■ WHAT THE EXERCISE ASKS ■
Omit all images, then return the remaining material exactly as it stands.

■ MATERIAL ■
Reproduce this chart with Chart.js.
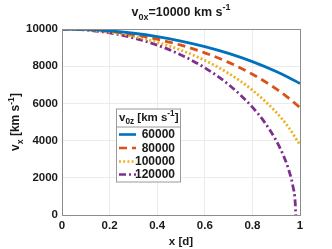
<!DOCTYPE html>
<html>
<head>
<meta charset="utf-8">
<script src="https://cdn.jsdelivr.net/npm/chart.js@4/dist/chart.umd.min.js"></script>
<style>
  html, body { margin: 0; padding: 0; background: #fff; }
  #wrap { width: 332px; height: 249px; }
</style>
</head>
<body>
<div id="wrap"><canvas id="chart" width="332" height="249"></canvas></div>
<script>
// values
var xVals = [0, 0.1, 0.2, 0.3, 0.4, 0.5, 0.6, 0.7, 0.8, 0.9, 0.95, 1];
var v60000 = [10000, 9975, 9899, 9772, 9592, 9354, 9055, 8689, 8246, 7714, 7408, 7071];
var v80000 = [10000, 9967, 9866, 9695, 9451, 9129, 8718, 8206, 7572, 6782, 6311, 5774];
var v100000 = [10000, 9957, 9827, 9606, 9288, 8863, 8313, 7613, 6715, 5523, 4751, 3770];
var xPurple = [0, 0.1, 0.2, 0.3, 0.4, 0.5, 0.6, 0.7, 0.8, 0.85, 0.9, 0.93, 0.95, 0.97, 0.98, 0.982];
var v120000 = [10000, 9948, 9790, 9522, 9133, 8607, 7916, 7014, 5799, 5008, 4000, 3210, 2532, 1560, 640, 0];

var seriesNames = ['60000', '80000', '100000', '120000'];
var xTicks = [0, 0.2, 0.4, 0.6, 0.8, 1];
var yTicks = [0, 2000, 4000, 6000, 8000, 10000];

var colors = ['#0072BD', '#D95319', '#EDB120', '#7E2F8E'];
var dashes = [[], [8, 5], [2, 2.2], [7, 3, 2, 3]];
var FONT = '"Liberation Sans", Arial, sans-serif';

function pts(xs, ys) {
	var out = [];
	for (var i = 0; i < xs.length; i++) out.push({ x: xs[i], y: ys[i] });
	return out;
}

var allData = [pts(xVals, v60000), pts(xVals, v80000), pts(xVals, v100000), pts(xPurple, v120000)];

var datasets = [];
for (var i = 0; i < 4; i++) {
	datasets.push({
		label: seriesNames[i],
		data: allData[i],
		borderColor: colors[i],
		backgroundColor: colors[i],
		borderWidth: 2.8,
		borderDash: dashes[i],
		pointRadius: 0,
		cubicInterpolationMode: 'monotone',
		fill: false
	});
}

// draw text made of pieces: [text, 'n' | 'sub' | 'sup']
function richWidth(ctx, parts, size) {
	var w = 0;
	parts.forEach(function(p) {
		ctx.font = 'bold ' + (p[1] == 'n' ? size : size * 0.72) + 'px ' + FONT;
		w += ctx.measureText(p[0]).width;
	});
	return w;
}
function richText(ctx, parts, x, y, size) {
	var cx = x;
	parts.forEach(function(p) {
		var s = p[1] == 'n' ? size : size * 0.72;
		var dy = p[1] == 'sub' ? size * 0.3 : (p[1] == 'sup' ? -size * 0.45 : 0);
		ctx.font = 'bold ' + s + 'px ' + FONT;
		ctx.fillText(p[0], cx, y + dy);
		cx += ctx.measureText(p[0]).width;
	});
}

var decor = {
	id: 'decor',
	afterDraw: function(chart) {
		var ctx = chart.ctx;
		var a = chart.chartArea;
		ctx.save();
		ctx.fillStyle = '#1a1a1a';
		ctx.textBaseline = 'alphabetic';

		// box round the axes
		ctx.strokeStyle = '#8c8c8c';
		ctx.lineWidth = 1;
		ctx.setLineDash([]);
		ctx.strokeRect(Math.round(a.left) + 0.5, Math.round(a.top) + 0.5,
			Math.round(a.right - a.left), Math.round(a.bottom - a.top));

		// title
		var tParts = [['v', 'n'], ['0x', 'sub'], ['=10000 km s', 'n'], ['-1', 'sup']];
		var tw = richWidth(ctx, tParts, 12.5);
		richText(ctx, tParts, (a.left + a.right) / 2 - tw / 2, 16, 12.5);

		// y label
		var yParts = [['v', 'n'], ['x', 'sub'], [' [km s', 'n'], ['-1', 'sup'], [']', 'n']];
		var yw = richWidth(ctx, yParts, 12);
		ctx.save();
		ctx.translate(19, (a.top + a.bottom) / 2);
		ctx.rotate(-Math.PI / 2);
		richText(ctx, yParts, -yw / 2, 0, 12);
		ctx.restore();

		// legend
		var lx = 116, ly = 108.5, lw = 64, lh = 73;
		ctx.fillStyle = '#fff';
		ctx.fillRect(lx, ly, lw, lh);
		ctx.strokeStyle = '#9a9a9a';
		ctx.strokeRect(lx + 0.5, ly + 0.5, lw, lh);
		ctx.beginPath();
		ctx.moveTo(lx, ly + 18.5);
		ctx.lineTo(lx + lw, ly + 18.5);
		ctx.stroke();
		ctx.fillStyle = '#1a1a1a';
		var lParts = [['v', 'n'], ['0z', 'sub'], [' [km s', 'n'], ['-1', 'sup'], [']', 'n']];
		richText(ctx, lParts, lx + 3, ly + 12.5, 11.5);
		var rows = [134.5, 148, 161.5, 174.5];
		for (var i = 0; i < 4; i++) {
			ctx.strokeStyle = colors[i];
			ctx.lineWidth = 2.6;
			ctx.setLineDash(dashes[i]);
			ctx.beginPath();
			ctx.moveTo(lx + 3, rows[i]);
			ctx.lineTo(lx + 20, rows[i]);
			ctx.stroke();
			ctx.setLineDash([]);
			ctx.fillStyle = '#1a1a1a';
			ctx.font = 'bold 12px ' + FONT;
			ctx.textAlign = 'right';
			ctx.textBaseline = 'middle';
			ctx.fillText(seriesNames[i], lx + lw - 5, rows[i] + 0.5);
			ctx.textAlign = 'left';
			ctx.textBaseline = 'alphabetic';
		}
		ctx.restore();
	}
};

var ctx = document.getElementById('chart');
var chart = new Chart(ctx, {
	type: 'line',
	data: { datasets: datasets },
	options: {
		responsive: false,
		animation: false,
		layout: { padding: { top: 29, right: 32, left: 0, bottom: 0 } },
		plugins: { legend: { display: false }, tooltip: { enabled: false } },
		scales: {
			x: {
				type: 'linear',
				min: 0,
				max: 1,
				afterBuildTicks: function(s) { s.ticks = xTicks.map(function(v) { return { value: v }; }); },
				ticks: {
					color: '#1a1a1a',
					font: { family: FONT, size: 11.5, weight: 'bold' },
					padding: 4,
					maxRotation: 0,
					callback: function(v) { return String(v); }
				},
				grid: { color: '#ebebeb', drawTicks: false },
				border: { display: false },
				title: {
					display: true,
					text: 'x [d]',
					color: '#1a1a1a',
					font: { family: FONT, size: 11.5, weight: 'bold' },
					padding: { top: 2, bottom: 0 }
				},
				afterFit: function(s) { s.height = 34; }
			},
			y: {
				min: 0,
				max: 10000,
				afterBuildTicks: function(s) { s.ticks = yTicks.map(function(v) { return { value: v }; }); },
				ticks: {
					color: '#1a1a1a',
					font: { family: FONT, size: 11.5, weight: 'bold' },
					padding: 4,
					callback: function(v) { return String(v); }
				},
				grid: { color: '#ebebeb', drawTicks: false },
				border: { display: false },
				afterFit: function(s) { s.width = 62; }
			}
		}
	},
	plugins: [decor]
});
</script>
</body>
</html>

■ EXERCISE RESPONSE ■
Reproduce this chart with Chart.js.
<!DOCTYPE html>
<html>
<head>
<meta charset="utf-8">
<script src="https://cdn.jsdelivr.net/npm/chart.js@4/dist/chart.umd.min.js"></script>
<style>
  html, body { margin: 0; padding: 0; background: #fff; }
  #wrap { width: 332px; height: 249px; }
</style>
</head>
<body>
<div id="wrap"><canvas id="chart" width="332" height="249"></canvas></div>
<script>
// values
var xVals = [0, 0.1, 0.2, 0.3, 0.4, 0.5, 0.6, 0.7, 0.8, 0.9, 0.95, 1];
var v60000 = [10000, 9975, 9899, 9772, 9592, 9354, 9055, 8689, 8246, 7714, 7408, 7071];
var v80000 = [10000, 9967, 9866, 9695, 9451, 9129, 8718, 8206, 7572, 6782, 6311, 5774];
var v100000 = [10000, 9957, 9827, 9606, 9288, 8863, 8313, 7613, 6715, 5523, 4751, 3770];
var xPurple = [0, 0.1, 0.2, 0.3, 0.4, 0.5, 0.6, 0.7, 0.8, 0.85, 0.9, 0.93, 0.95, 0.97, 0.98, 0.982];
var v120000 = [10000, 9948, 9790, 9522, 9133, 8607, 7916, 7014, 5799, 5008, 4000, 3210, 2532, 1560, 640, 0];

var seriesNames = ['60000', '80000', '100000', '120000'];
var xTicks = [0, 0.2, 0.4, 0.6, 0.8, 1];
var yTicks = [0, 2000, 4000, 6000, 8000, 10000];

var colors = ['#0072BD', '#D95319', '#EDB120', '#7E2F8E'];
var dashes = [[], [8, 5], [2, 2.2], [7, 3, 2, 3]];
var FONT = '"Liberation Sans", Arial, sans-serif';

function pts(xs, ys) {
	var out = [];
	for (var i = 0; i < xs.length; i++) out.push({ x: xs[i], y: ys[i] });
	return out;
}

var allData = [pts(xVals, v60000), pts(xVals, v80000), pts(xVals, v100000), pts(xPurple, v120000)];

var datasets = [];
for (var i = 0; i < 4; i++) {
	datasets.push({
		label: seriesNames[i],
		data: allData[i],
		borderColor: colors[i],
		backgroundColor: colors[i],
		borderWidth: 2.8,
		borderDash: dashes[i],
		pointRadius: 0,
		cubicInterpolationMode: 'monotone',
		fill: false
	});
}

// draw text made of pieces: [text, 'n' | 'sub' | 'sup']
function richWidth(ctx, parts, size) {
	var w = 0;
	parts.forEach(function(p) {
		ctx.font = 'bold ' + (p[1] == 'n' ? size : size * 0.72) + 'px ' + FONT;
		w += ctx.measureText(p[0]).width;
	});
	return w;
}
function richText(ctx, parts, x, y, size) {
	var cx = x;
	parts.forEach(function(p) {
		var s = p[1] == 'n' ? size : size * 0.72;
		var dy = p[1] == 'sub' ? size * 0.3 : (p[1] == 'sup' ? -size * 0.45 : 0);
		ctx.font = 'bold ' + s + 'px ' + FONT;
		ctx.fillText(p[0], cx, y + dy);
		cx += ctx.measureText(p[0]).width;
	});
}

var decor = {
	id: 'decor',
	afterDraw: function(chart) {
		var ctx = chart.ctx;
		var a = chart.chartArea;
		ctx.save();
		ctx.fillStyle = '#1a1a1a';
		ctx.textBaseline = 'alphabetic';

		// box round the axes
		ctx.strokeStyle = '#8c8c8c';
		ctx.lineWidth = 1;
		ctx.setLineDash([]);
		ctx.strokeRect(Math.round(a.left) + 0.5, Math.round(a.top) + 0.5,
			Math.round(a.right - a.left), Math.round(a.bottom - a.top));

		// title
		var tParts = [['v', 'n'], ['0x', 'sub'], ['=10000 km s', 'n'], ['-1', 'sup']];
		var tw = richWidth(ctx, tParts, 12.5);
		richText(ctx, tParts, (a.left + a.right) / 2 - tw / 2, 16, 12.5);

		// y label
		var yParts = [['v', 'n'], ['x', 'sub'], [' [km s', 'n'], ['-1', 'sup'], [']', 'n']];
		var yw = richWidth(ctx, yParts, 12);
		ctx.save();
		ctx.translate(19, (a.top + a.bottom) / 2);
		ctx.rotate(-Math.PI / 2);
		richText(ctx, yParts, -yw / 2, 0, 12);
		ctx.restore();

		// legend
		var lx = 116, ly = 108.5, lw = 64, lh = 73;
		ctx.fillStyle = '#fff';
		ctx.fillRect(lx, ly, lw, lh);
		ctx.strokeStyle = '#9a9a9a';
		ctx.strokeRect(lx + 0.5, ly + 0.5, lw, lh);
		ctx.beginPath();
		ctx.moveTo(lx, ly + 18.5);
		ctx.lineTo(lx + lw, ly + 18.5);
		ctx.stroke();
		ctx.fillStyle = '#1a1a1a';
		var lParts = [['v', 'n'], ['0z', 'sub'], [' [km s', 'n'], ['-1', 'sup'], [']', 'n']];
		richText(ctx, lParts, lx + 3, ly + 12.5, 11.5);
		var rows = [134.5, 148, 161.5, 174.5];
		for (var i = 0; i < 4; i++) {
			ctx.strokeStyle = colors[i];
			ctx.lineWidth = 2.6;
			ctx.setLineDash(dashes[i]);
			ctx.beginPath();
			ctx.moveTo(lx + 3, rows[i]);
			ctx.lineTo(lx + 20, rows[i]);
			ctx.stroke();
			ctx.setLineDash([]);
			ctx.fillStyle = '#1a1a1a';
			ctx.font = 'bold 12px ' + FONT;
			ctx.textAlign = 'right';
			ctx.textBaseline = 'middle';
			ctx.fillText(seriesNames[i], lx + lw - 5, rows[i] + 0.5);
			ctx.textAlign = 'left';
			ctx.textBaseline = 'alphabetic';
		}
		ctx.restore();
	}
};

var ctx = document.getElementById('chart');
var chart = new Chart(ctx, {
	type: 'line',
	data: { datasets: datasets },
	options: {
		responsive: false,
		animation: false,
		layout: { padding: { top: 29, right: 32, left: 0, bottom: 0 } },
		plugins: { legend: { display: false }, tooltip: { enabled: false } },
		scales: {
			x: {
				type: 'linear',
				min: 0,
				max: 1,
				afterBuildTicks: function(s) { s.ticks = xTicks.map(function(v) { return { value: v }; }); },
				ticks: {
					color: '#1a1a1a',
					font: { family: FONT, size: 11.5, weight: 'bold' },
					padding: 4,
					maxRotation: 0,
					callback: function(v) { return String(v); }
				},
				grid: { color: '#ebebeb', drawTicks: false },
				border: { display: false },
				title: {
					display: true,
					text: 'x [d]',
					color: '#1a1a1a',
					font: { family: FONT, size: 11.5, weight: 'bold' },
					padding: { top: 2, bottom: 0 }
				},
				afterFit: function(s) { s.height = 34; }
			},
			y: {
				min: 0,
				max: 10000,
				afterBuildTicks: function(s) { s.ticks = yTicks.map(function(v) { return { value: v }; }); },
				ticks: {
					color: '#1a1a1a',
					font: { family: FONT, size: 11.5, weight: 'bold' },
					padding: 4,
					callback: function(v) { return String(v); }
				},
				grid: { color: '#ebebeb', drawTicks: false },
				border: { display: false },
				afterFit: function(s) { s.width = 62; }
			}
		}
	},
	plugins: [decor]
});
</script>
</body>
</html>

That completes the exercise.